Thursday, January 28, 2010

"Le Dernier Portrait," Morbid Anatomy Library Acquisition 1/26/10


The purpose of the exhibition is to evoke a practice of the past: portraying a deceased person, on their deathbed of in their coffin. This "last portrait" - death mask, painting, drawing or photograph - remained in the narrow circle of relatives and friends, but, in the case of famous personalities, it could be widely circulated in public. This practice, extremely common in Western countries in the nineteenth century and until the first half of the twentieth century, is today fast disappearing, or at least it remains strictly within the boundaries of the private sphere.

The exhibition gathers together pieces that are difficult to comment as they are linked to codes and rites now foreign to contemporary culture.

--The Musée d'Orsay website for the exhibition "Le Dernier Portrait"
The day before yesterday I visited the Burns Archive in New York for the first time. Stanley Burns' collection was really quite amazing, and I had a wonderful time viewing the incredible and impressive assemblage of photographs, books, and memorial artworks that surrounded him in his bustling brownstone home. I was also quite lucky to find that he had a few extra copies of a book I'd been coveting for sometime--Le Dernier Portrait, the catalog to an exhibition of the same name held at the Musée d'Orsay about 2 years ago--and was willing to sell me a copy for inclusion in the Morbid Anatomy Library.
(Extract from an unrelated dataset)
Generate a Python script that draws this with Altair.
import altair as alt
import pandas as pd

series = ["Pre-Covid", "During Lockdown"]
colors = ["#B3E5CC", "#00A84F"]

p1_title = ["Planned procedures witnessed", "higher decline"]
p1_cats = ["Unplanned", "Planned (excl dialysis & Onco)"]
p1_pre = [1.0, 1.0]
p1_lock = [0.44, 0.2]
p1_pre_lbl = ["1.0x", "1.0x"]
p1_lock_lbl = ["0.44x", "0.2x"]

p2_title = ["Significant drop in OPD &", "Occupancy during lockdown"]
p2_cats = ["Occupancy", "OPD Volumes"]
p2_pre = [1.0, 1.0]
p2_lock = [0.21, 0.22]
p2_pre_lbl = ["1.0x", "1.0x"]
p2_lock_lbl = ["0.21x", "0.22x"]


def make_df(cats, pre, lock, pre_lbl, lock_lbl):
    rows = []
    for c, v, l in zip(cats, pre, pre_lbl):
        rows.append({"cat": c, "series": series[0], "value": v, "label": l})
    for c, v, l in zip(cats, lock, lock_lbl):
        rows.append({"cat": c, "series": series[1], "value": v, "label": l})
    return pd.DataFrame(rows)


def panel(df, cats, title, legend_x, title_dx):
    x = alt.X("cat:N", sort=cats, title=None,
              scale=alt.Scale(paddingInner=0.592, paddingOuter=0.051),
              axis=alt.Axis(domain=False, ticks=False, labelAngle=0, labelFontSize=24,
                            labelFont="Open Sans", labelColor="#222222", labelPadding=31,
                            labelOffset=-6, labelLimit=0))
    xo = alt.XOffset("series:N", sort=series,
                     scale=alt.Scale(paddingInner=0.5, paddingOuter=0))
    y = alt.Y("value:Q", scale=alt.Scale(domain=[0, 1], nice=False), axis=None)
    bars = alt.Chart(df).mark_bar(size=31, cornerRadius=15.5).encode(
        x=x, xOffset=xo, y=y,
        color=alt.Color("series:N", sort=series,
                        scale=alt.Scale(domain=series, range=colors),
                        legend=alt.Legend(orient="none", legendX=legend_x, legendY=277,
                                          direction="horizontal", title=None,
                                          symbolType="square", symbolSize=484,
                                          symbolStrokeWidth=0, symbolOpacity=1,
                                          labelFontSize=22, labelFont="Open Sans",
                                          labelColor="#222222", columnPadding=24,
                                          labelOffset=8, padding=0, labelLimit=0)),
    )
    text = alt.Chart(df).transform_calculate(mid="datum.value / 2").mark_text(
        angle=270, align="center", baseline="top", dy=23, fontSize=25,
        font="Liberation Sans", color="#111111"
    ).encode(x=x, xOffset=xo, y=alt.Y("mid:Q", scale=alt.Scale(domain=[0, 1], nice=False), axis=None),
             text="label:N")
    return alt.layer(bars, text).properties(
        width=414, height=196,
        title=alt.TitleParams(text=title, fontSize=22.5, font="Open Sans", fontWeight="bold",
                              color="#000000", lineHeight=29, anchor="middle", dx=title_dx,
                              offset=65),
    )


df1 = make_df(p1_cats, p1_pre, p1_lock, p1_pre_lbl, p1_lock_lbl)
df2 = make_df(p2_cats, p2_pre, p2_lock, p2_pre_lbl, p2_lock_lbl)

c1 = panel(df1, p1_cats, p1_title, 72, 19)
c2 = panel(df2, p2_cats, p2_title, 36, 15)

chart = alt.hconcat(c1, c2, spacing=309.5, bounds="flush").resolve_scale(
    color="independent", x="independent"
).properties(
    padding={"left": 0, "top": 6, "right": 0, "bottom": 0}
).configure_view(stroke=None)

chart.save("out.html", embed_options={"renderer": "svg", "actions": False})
The book, which translates to "The Last Portrait," explores the art and history of memorial and sickbed portraiture, touching on such portraiture in the fine arts, including examples by Munch, Gauguin, Seurat, Ensor, and Monet; 19th century memorial photography (featuring a selection of images from Burns' Collection, as featured in his incredible Sleeping Beauty: Memorial Photography in America); memorial tomb sculpture; news reportage; and the death mask.

This beautiful book now resides at the Morbid Anatomy Library; please feel free to come by and spend some time with it. You can find out more about the library by clicking here. For more on the Burns Archive, click here. For more on the book Le Dernier Portrait, click here. To find out more about the exhibition which inspired the book, click here.

2 comments:

fiona said...

wow, amazing! i'll have to come back to see this. :-)

Dhoa Renee said...

Oh my goodness--quite an addition! I'd love to see some images. Sounds fantastic.